Since the Los Angeles Unified School District does not pay its teachers for meeting our civic responsibility of jury duty and we are forced to serve during our vacation time, I grudgingly found myself driving downtown in the morning madness instead of enjoying the first weeks of my sorely needed summer vacation.

Because of the jury duty horror stories I had heard and read ("Jury Selection's Tricks and Tribulations" by Cecil Smith, Aug. 25) I was convinced that the only obligation I would meet for the next weeks was to catch up on my reading.
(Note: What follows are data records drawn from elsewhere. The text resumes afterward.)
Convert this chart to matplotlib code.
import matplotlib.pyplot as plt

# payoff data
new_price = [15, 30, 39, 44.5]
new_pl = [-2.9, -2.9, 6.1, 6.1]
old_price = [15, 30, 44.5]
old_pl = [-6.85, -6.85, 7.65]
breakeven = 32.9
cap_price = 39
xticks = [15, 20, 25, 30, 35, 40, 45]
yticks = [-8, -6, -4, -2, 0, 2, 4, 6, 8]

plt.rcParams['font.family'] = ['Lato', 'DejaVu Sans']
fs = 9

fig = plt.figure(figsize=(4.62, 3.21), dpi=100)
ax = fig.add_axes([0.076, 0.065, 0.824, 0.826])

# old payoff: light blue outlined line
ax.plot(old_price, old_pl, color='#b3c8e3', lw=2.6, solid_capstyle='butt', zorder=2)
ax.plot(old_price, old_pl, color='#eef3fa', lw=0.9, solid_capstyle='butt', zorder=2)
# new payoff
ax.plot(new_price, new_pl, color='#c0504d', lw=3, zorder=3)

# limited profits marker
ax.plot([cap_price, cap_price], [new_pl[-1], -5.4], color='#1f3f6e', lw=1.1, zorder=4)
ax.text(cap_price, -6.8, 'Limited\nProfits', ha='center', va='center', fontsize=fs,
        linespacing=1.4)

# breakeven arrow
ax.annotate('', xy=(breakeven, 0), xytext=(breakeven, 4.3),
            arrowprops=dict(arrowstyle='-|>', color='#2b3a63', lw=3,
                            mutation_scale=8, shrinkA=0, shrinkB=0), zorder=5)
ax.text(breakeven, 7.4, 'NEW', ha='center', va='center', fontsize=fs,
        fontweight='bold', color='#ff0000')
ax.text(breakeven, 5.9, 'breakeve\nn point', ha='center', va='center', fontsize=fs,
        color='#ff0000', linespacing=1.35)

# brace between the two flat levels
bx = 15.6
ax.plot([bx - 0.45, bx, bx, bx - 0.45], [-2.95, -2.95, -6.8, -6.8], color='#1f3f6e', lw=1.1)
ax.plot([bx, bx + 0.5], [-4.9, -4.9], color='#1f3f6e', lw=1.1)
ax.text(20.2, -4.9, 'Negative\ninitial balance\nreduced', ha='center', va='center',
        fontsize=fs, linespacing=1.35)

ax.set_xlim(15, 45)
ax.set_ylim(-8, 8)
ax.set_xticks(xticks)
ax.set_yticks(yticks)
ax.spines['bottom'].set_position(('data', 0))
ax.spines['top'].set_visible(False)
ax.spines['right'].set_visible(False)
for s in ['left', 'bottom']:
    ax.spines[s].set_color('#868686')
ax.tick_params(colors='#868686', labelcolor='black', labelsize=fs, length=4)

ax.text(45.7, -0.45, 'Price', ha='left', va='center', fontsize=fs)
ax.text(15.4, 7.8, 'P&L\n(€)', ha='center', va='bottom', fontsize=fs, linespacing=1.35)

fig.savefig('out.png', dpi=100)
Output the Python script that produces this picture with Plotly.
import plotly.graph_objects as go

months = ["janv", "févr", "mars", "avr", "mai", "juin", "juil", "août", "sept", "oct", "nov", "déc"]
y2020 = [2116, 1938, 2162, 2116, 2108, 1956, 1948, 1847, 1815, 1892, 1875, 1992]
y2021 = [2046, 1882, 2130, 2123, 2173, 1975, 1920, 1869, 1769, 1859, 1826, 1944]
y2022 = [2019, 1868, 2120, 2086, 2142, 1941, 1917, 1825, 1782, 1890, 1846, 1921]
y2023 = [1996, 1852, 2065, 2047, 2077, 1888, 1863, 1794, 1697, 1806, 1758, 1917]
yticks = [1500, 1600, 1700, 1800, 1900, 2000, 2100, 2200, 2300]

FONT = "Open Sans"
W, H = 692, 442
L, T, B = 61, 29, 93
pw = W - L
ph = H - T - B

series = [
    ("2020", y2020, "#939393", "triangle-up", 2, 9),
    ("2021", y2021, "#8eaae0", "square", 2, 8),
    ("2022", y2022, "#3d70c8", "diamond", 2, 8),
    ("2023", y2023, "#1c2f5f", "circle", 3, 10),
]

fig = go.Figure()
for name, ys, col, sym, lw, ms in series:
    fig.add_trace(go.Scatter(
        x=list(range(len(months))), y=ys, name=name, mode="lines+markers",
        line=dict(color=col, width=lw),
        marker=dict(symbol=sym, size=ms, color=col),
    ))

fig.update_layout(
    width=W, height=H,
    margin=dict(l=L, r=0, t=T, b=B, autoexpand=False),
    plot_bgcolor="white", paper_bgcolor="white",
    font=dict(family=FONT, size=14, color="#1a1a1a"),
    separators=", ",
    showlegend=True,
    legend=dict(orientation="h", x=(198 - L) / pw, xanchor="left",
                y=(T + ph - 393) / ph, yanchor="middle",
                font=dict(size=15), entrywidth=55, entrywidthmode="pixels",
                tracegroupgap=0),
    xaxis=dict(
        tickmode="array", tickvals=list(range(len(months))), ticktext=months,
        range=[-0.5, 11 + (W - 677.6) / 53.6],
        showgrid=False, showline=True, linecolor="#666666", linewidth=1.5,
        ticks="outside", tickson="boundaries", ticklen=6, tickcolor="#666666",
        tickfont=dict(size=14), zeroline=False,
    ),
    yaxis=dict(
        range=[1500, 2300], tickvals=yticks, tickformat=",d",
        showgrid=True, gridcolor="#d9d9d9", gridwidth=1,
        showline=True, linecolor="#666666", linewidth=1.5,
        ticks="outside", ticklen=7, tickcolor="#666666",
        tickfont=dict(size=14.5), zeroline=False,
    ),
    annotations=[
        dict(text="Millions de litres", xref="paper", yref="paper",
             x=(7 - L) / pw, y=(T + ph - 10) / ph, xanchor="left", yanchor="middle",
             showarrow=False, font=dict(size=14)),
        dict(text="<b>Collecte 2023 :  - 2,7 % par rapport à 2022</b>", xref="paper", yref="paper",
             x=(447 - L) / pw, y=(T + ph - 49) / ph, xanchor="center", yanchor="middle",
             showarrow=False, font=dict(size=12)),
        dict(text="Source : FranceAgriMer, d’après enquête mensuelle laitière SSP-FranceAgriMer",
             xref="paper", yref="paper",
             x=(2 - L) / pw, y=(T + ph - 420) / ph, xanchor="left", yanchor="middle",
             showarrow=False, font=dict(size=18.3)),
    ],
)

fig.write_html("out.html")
This was not to be as I soon found myself in Division 52 of the Los Angeles County Superior Court listening to Judge Robert Lopez. "Look around the world today," Judge Lopez advised us, "and know that this very room is the last stronghold of freedom. We need each of you to ensure that our freedom does not end here." Perhaps because of the hostage crisis at the time or perhaps because we took his words seriously, we did not try to be excused.

The jury, selected by competent prosecution and defense attorneys, was composed of a true mixture (by occupation, sex, race and age) of citizens. Judge Lopez, the court bailiffs and attorneys treated us with respect and dignity at all times. We, the jury, were awed with our responsibility (we were serving on a murder case) but it quickly melded into pride as we instinctively trusted one another, and knew that as a group we could reach a just verdict.

Judge Lopez was aware of everything going on in his courtroom and had a marvelous manner of knowing just when to interrupt the formalized actions to explain court procedure, legalese or the reason for delay. Because of him, each of us took our role very seriously and followed his directions with purpose.

Reaching a verdict was one of the most difficult things I have ever done. But it was made bearable as each member of the jury accepted the responsibility by sharing his or her thoughts and feelings, insight and point of view. We deliberated and agonized over evidence and testimony, and terms such as probable cause and heat of passion, and ultimately came to a conclusion.

Thus my first weeks of summer vacation proved to be a profound experience. I was a part of the system and it had worked. Along with attending the 1984 Olympics and marching as a high school majorette in Memorial Day parades, serving on that jury is high on my proud-to-be-an-American list. His honor is right: Division 52 is a stronghold of freedom and I am thrilled to have been a part of it.